▶ _What you need to do_: Leave out the pictures and repeat the rest of the material exactly.
--- BEGIN ---
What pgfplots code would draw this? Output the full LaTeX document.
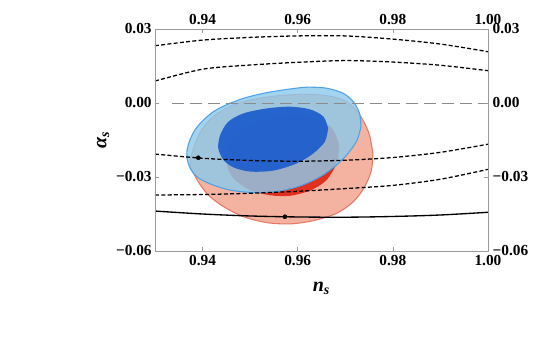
\documentclass[border=0pt]{standalone}
\usepackage{fontspec}
\setmainfont{Liberation Serif}
\usepackage{pgfplots}
\pgfplotsset{compat=1.18}

\definecolor{redout}{HTML}{F4B3A0}
\definecolor{redoutedge}{HTML}{E27A66}
\definecolor{redin}{HTML}{E2301F}
\definecolor{blueout}{HTML}{8DC9EB}
\definecolor{blueoutedge}{HTML}{4FA2E6}
\definecolor{bluein}{HTML}{1F5FCC}
\definecolor{frame}{HTML}{9A9A9A}

\pgfplotsset{
  frameaxis/.style={
    scale only axis,
    width=249.75pt, height=166.5pt,
    xmin=0.93, xmax=1.00, ymin=-0.06, ymax=0.03,
    scaled ticks=false,
    xtick={0.94,0.96,0.98,1.00},
    xticklabels={0.94,0.96,0.98,1.00},
    ytick={-0.06,-0.03,0,0.03},
    yticklabels={−0.06,−0.03,0.00,0.03},
    tick align=inside,
    major tick length=3pt,
    tick style={frame, line width=0.5pt},
    axis line style={frame, line width=0.5pt},
    tick label style={font=\fontsize{11.5}{13}\selectfont\bfseries},
    xticklabel style={yshift=0pt},
    yticklabel style={xshift=1pt},
  },
}

\begin{document}
\begin{tikzpicture}
\path[use as bounding box] (-116.25pt,-64.5pt) rectangle (286.5pt,188.25pt);

\begin{axis}[
    frameaxis,
    xlabel={\textbf{\textit{n\textsubscript{s}}}},
    ylabel={\textbf{\textit{α\textsubscript{s}}}},
    label style={font=\fontsize{15}{17}\selectfont},
    xlabel style={at={(axis description cs:0.5,-0.167)}, anchor=center},
    ylabel style={at={(axis description cs:-0.156,0.5)}, anchor=center},
]

% red, outer contour
\addplot[fill=redout, draw=redoutedge, line width=0.8pt, smooth] coordinates {
  (0.9758,-0.0204) (0.9755,-0.0272) (0.9741,-0.0339) (0.9717,-0.0400)
  (0.9682,-0.0447) (0.9633,-0.0477) (0.9584,-0.0490) (0.9535,-0.0485)
  (0.9486,-0.0461) (0.9444,-0.0420) (0.9412,-0.0373) (0.9391,-0.0319)
  (0.9374,-0.0251) (0.9381,-0.0184) (0.9398,-0.0109) (0.9426,-0.0049)
  (0.9465,-0.0008) (0.9507,0.0015) (0.9563,0.0030) (0.9619,0.0035)
  (0.9661,0.0030) (0.9696,0.0012) (0.9720,-0.0022) (0.9737,-0.0069)
  (0.9751,-0.0130) (0.9758,-0.0204)
};

% red, inner contour
\addplot[fill=redin, draw=none, smooth] coordinates {
  (0.9687,-0.0170) (0.9685,-0.0224) (0.9675,-0.0272) (0.9657,-0.0319)
  (0.9626,-0.0355) (0.9584,-0.0376) (0.9542,-0.0374) (0.9500,-0.0353)
  (0.9468,-0.0312) (0.9453,-0.0265) (0.9451,-0.0217) (0.9458,-0.0157)
  (0.9479,-0.0116) (0.9514,-0.0082) (0.9563,-0.0059) (0.9612,-0.0055)
  (0.9650,-0.0072) (0.9675,-0.0109) (0.9687,-0.0170)
};

% blue, outer contour
\addplot[fill=blueout, fill opacity=0.82, draw=blueoutedge, line width=0.8pt, smooth] coordinates {
  (0.9733,-0.0096) (0.9725,-0.0150) (0.9706,-0.0204) (0.9682,-0.0251)
  (0.9647,-0.0299) (0.9605,-0.0336) (0.9556,-0.0359) (0.9507,-0.0363)
  (0.9458,-0.0353) (0.9416,-0.0328) (0.9388,-0.0299) (0.9374,-0.0265)
  (0.9368,-0.0231) (0.9367,-0.0197) (0.9372,-0.0157) (0.9384,-0.0109)
  (0.9402,-0.0069) (0.9426,-0.0031) (0.9458,-0.0001) (0.9493,0.0023)
  (0.9535,0.0042) (0.9577,0.0055) (0.9619,0.0064) (0.9661,0.0060)
  (0.9696,0.0039) (0.9717,0.0005) (0.9730,-0.0042) (0.9733,-0.0096)
};

% blue, inner contour
\addplot[fill=bluein, fill opacity=0.95, draw=none, smooth] coordinates {
  (0.9664,-0.0103) (0.9657,-0.0157) (0.9633,-0.0204) (0.9598,-0.0245)
  (0.9549,-0.0274) (0.9500,-0.0278) (0.9465,-0.0261) (0.9444,-0.0231)
  (0.9433,-0.0184) (0.9437,-0.0130) (0.9454,-0.0076) (0.9486,-0.0042)
  (0.9535,-0.0022) (0.9584,-0.0015) (0.9626,-0.0026) (0.9654,-0.0055)
  (0.9664,-0.0103)
};

% reference line at zero
\addplot[frame!90!black, line width=0.5pt, dash pattern=on 9pt off 4.5pt] coordinates {
  (0.9335,0) (1.00,0)
};

% model curves
\addplot[black, line width=0.95pt, dash pattern=on 3pt off 1.7pt, smooth] coordinates {
  (0.93,0.0232) (0.94,0.0255) (0.95,0.0266) (0.96,0.0272) (0.97,0.0272)
  (0.98,0.0259) (0.99,0.0239) (1.00,0.0208)
};
\addplot[black, line width=0.95pt, dash pattern=on 3pt off 1.7pt, smooth] coordinates {
  (0.93,0.0089) (0.94,0.0137) (0.95,0.0154) (0.96,0.0165) (0.97,0.0172)
  (0.98,0.0166) (0.99,0.0153) (1.00,0.0131)
};
\addplot[black, line width=0.95pt, dash pattern=on 3pt off 1.7pt, smooth] coordinates {
  (0.93,-0.0207) (0.94,-0.0224) (0.95,-0.0233) (0.96,-0.0236) (0.97,-0.0232)
  (0.98,-0.0221) (0.99,-0.0200) (1.00,-0.0167)
};
\addplot[black, line width=0.95pt, dash pattern=on 3pt off 1.7pt, smooth] coordinates {
  (0.93,-0.0373) (0.94,-0.0371) (0.95,-0.0366) (0.96,-0.0358) (0.97,-0.0347)
  (0.98,-0.0334) (0.99,-0.0309) (1.00,-0.0269)
};
\addplot[black, line width=1pt, smooth] coordinates {
  (0.93,-0.0438) (0.94,-0.0450) (0.95,-0.0458) (0.96,-0.0462) (0.97,-0.0463)
  (0.98,-0.0460) (0.99,-0.0454) (1.00,-0.0443)
};
\addplot[only marks, mark=*, mark size=1.5pt, black] coordinates {
  (0.9391,-0.0222) (0.9573,-0.0461)
};
\end{axis}

% top and right tick labels
\begin{axis}[
    frameaxis,
    xticklabel pos=upper,
    yticklabel pos=right,
    xticklabel style={yshift=0pt},
    yticklabel style={xshift=-1pt},
]
\end{axis}
\end{tikzpicture}
\end{document}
--- END ---
▶ _In response_:
What pgfplots code would draw this? Output the full LaTeX document.
\documentclass[border=0pt]{standalone}
\usepackage{fontspec}
\setmainfont{Liberation Serif}
\usepackage{pgfplots}
\pgfplotsset{compat=1.18}

\definecolor{redout}{HTML}{F4B3A0}
\definecolor{redoutedge}{HTML}{E27A66}
\definecolor{redin}{HTML}{E2301F}
\definecolor{blueout}{HTML}{8DC9EB}
\definecolor{blueoutedge}{HTML}{4FA2E6}
\definecolor{bluein}{HTML}{1F5FCC}
\definecolor{frame}{HTML}{9A9A9A}

\pgfplotsset{
  frameaxis/.style={
    scale only axis,
    width=249.75pt, height=166.5pt,
    xmin=0.93, xmax=1.00, ymin=-0.06, ymax=0.03,
    scaled ticks=false,
    xtick={0.94,0.96,0.98,1.00},
    xticklabels={0.94,0.96,0.98,1.00},
    ytick={-0.06,-0.03,0,0.03},
    yticklabels={−0.06,−0.03,0.00,0.03},
    tick align=inside,
    major tick length=3pt,
    tick style={frame, line width=0.5pt},
    axis line style={frame, line width=0.5pt},
    tick label style={font=\fontsize{11.5}{13}\selectfont\bfseries},
    xticklabel style={yshift=0pt},
    yticklabel style={xshift=1pt},
  },
}

\begin{document}
\begin{tikzpicture}
\path[use as bounding box] (-116.25pt,-64.5pt) rectangle (286.5pt,188.25pt);

\begin{axis}[
    frameaxis,
    xlabel={\textbf{\textit{n\textsubscript{s}}}},
    ylabel={\textbf{\textit{α\textsubscript{s}}}},
    label style={font=\fontsize{15}{17}\selectfont},
    xlabel style={at={(axis description cs:0.5,-0.167)}, anchor=center},
    ylabel style={at={(axis description cs:-0.156,0.5)}, anchor=center},
]

% red, outer contour
\addplot[fill=redout, draw=redoutedge, line width=0.8pt, smooth] coordinates {
  (0.9758,-0.0204) (0.9755,-0.0272) (0.9741,-0.0339) (0.9717,-0.0400)
  (0.9682,-0.0447) (0.9633,-0.0477) (0.9584,-0.0490) (0.9535,-0.0485)
  (0.9486,-0.0461) (0.9444,-0.0420) (0.9412,-0.0373) (0.9391,-0.0319)
  (0.9374,-0.0251) (0.9381,-0.0184) (0.9398,-0.0109) (0.9426,-0.0049)
  (0.9465,-0.0008) (0.9507,0.0015) (0.9563,0.0030) (0.9619,0.0035)
  (0.9661,0.0030) (0.9696,0.0012) (0.9720,-0.0022) (0.9737,-0.0069)
  (0.9751,-0.0130) (0.9758,-0.0204)
};

% red, inner contour
\addplot[fill=redin, draw=none, smooth] coordinates {
  (0.9687,-0.0170) (0.9685,-0.0224) (0.9675,-0.0272) (0.9657,-0.0319)
  (0.9626,-0.0355) (0.9584,-0.0376) (0.9542,-0.0374) (0.9500,-0.0353)
  (0.9468,-0.0312) (0.9453,-0.0265) (0.9451,-0.0217) (0.9458,-0.0157)
  (0.9479,-0.0116) (0.9514,-0.0082) (0.9563,-0.0059) (0.9612,-0.0055)
  (0.9650,-0.0072) (0.9675,-0.0109) (0.9687,-0.0170)
};

% blue, outer contour
\addplot[fill=blueout, fill opacity=0.82, draw=blueoutedge, line width=0.8pt, smooth] coordinates {
  (0.9733,-0.0096) (0.9725,-0.0150) (0.9706,-0.0204) (0.9682,-0.0251)
  (0.9647,-0.0299) (0.9605,-0.0336) (0.9556,-0.0359) (0.9507,-0.0363)
  (0.9458,-0.0353) (0.9416,-0.0328) (0.9388,-0.0299) (0.9374,-0.0265)
  (0.9368,-0.0231) (0.9367,-0.0197) (0.9372,-0.0157) (0.9384,-0.0109)
  (0.9402,-0.0069) (0.9426,-0.0031) (0.9458,-0.0001) (0.9493,0.0023)
  (0.9535,0.0042) (0.9577,0.0055) (0.9619,0.0064) (0.9661,0.0060)
  (0.9696,0.0039) (0.9717,0.0005) (0.9730,-0.0042) (0.9733,-0.0096)
};

% blue, inner contour
\addplot[fill=bluein, fill opacity=0.95, draw=none, smooth] coordinates {
  (0.9664,-0.0103) (0.9657,-0.0157) (0.9633,-0.0204) (0.9598,-0.0245)
  (0.9549,-0.0274) (0.9500,-0.0278) (0.9465,-0.0261) (0.9444,-0.0231)
  (0.9433,-0.0184) (0.9437,-0.0130) (0.9454,-0.0076) (0.9486,-0.0042)
  (0.9535,-0.0022) (0.9584,-0.0015) (0.9626,-0.0026) (0.9654,-0.0055)
  (0.9664,-0.0103)
};

% reference line at zero
\addplot[frame!90!black, line width=0.5pt, dash pattern=on 9pt off 4.5pt] coordinates {
  (0.9335,0) (1.00,0)
};

% model curves
\addplot[black, line width=0.95pt, dash pattern=on 3pt off 1.7pt, smooth] coordinates {
  (0.93,0.0232) (0.94,0.0255) (0.95,0.0266) (0.96,0.0272) (0.97,0.0272)
  (0.98,0.0259) (0.99,0.0239) (1.00,0.0208)
};
\addplot[black, line width=0.95pt, dash pattern=on 3pt off 1.7pt, smooth] coordinates {
  (0.93,0.0089) (0.94,0.0137) (0.95,0.0154) (0.96,0.0165) (0.97,0.0172)
  (0.98,0.0166) (0.99,0.0153) (1.00,0.0131)
};
\addplot[black, line width=0.95pt, dash pattern=on 3pt off 1.7pt, smooth] coordinates {
  (0.93,-0.0207) (0.94,-0.0224) (0.95,-0.0233) (0.96,-0.0236) (0.97,-0.0232)
  (0.98,-0.0221) (0.99,-0.0200) (1.00,-0.0167)
};
\addplot[black, line width=0.95pt, dash pattern=on 3pt off 1.7pt, smooth] coordinates {
  (0.93,-0.0373) (0.94,-0.0371) (0.95,-0.0366) (0.96,-0.0358) (0.97,-0.0347)
  (0.98,-0.0334) (0.99,-0.0309) (1.00,-0.0269)
};
\addplot[black, line width=1pt, smooth] coordinates {
  (0.93,-0.0438) (0.94,-0.0450) (0.95,-0.0458) (0.96,-0.0462) (0.97,-0.0463)
  (0.98,-0.0460) (0.99,-0.0454) (1.00,-0.0443)
};
\addplot[only marks, mark=*, mark size=1.5pt, black] coordinates {
  (0.9391,-0.0222) (0.9573,-0.0461)
};
\end{axis}

% top and right tick labels
\begin{axis}[
    frameaxis,
    xticklabel pos=upper,
    yticklabel pos=right,
    xticklabel style={yshift=0pt},
    yticklabel style={xshift=-1pt},
]
\end{axis}
\end{tikzpicture}
\end{document}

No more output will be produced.